To do: All lines below must be repeated exactly, with the pictures omitted.

Dataset section:
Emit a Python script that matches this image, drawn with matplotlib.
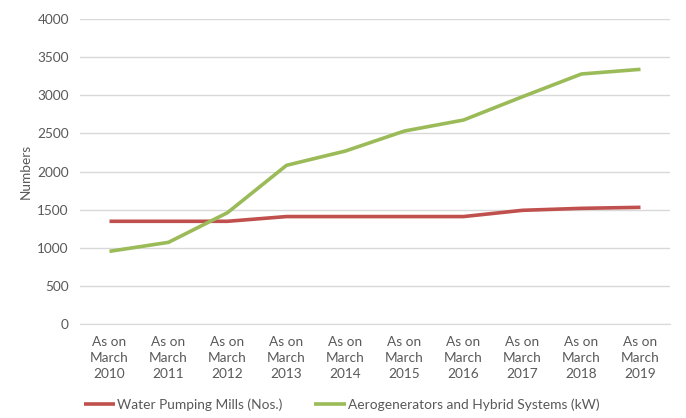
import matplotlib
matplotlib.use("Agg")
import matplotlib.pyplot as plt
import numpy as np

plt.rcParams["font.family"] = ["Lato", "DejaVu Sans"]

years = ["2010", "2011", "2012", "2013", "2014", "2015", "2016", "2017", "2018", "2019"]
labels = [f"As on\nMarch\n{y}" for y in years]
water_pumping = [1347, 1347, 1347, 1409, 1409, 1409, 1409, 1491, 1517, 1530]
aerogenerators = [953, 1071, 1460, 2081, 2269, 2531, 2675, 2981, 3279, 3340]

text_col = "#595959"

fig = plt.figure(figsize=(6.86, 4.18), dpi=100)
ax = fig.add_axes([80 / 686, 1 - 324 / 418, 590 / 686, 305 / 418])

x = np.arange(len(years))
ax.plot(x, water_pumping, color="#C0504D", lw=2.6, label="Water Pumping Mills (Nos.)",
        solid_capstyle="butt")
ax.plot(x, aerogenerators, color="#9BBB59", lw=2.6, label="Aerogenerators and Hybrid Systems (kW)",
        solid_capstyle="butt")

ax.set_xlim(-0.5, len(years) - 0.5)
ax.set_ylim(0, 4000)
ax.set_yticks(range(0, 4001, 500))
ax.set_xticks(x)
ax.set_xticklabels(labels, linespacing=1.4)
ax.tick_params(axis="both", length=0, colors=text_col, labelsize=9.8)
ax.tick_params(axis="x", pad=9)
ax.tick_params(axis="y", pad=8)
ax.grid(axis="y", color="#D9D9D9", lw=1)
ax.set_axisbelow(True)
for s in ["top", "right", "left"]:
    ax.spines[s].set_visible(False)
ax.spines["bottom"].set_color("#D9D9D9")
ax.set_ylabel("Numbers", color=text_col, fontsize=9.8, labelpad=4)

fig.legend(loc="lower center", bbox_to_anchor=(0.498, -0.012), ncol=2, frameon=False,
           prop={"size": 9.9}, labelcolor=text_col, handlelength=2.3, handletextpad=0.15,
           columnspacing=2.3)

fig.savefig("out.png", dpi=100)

Task response:
Emit a Python script that matches this image, drawn with matplotlib.
import matplotlib
matplotlib.use("Agg")
import matplotlib.pyplot as plt
import numpy as np

plt.rcParams["font.family"] = ["Lato", "DejaVu Sans"]

years = ["2010", "2011", "2012", "2013", "2014", "2015", "2016", "2017", "2018", "2019"]
labels = [f"As on\nMarch\n{y}" for y in years]
water_pumping = [1347, 1347, 1347, 1409, 1409, 1409, 1409, 1491, 1517, 1530]
aerogenerators = [953, 1071, 1460, 2081, 2269, 2531, 2675, 2981, 3279, 3340]

text_col = "#595959"

fig = plt.figure(figsize=(6.86, 4.18), dpi=100)
ax = fig.add_axes([80 / 686, 1 - 324 / 418, 590 / 686, 305 / 418])

x = np.arange(len(years))
ax.plot(x, water_pumping, color="#C0504D", lw=2.6, label="Water Pumping Mills (Nos.)",
        solid_capstyle="butt")
ax.plot(x, aerogenerators, color="#9BBB59", lw=2.6, label="Aerogenerators and Hybrid Systems (kW)",
        solid_capstyle="butt")

ax.set_xlim(-0.5, len(years) - 0.5)
ax.set_ylim(0, 4000)
ax.set_yticks(range(0, 4001, 500))
ax.set_xticks(x)
ax.set_xticklabels(labels, linespacing=1.4)
ax.tick_params(axis="both", length=0, colors=text_col, labelsize=9.8)
ax.tick_params(axis="x", pad=9)
ax.tick_params(axis="y", pad=8)
ax.grid(axis="y", color="#D9D9D9", lw=1)
ax.set_axisbelow(True)
for s in ["top", "right", "left"]:
    ax.spines[s].set_visible(False)
ax.spines["bottom"].set_color("#D9D9D9")
ax.set_ylabel("Numbers", color=text_col, fontsize=9.8, labelpad=4)

fig.legend(loc="lower center", bbox_to_anchor=(0.498, -0.012), ncol=2, frameon=False,
           prop={"size": 9.9}, labelcolor=text_col, handlelength=2.3, handletextpad=0.15,
           columnspacing=2.3)

fig.savefig("out.png", dpi=100)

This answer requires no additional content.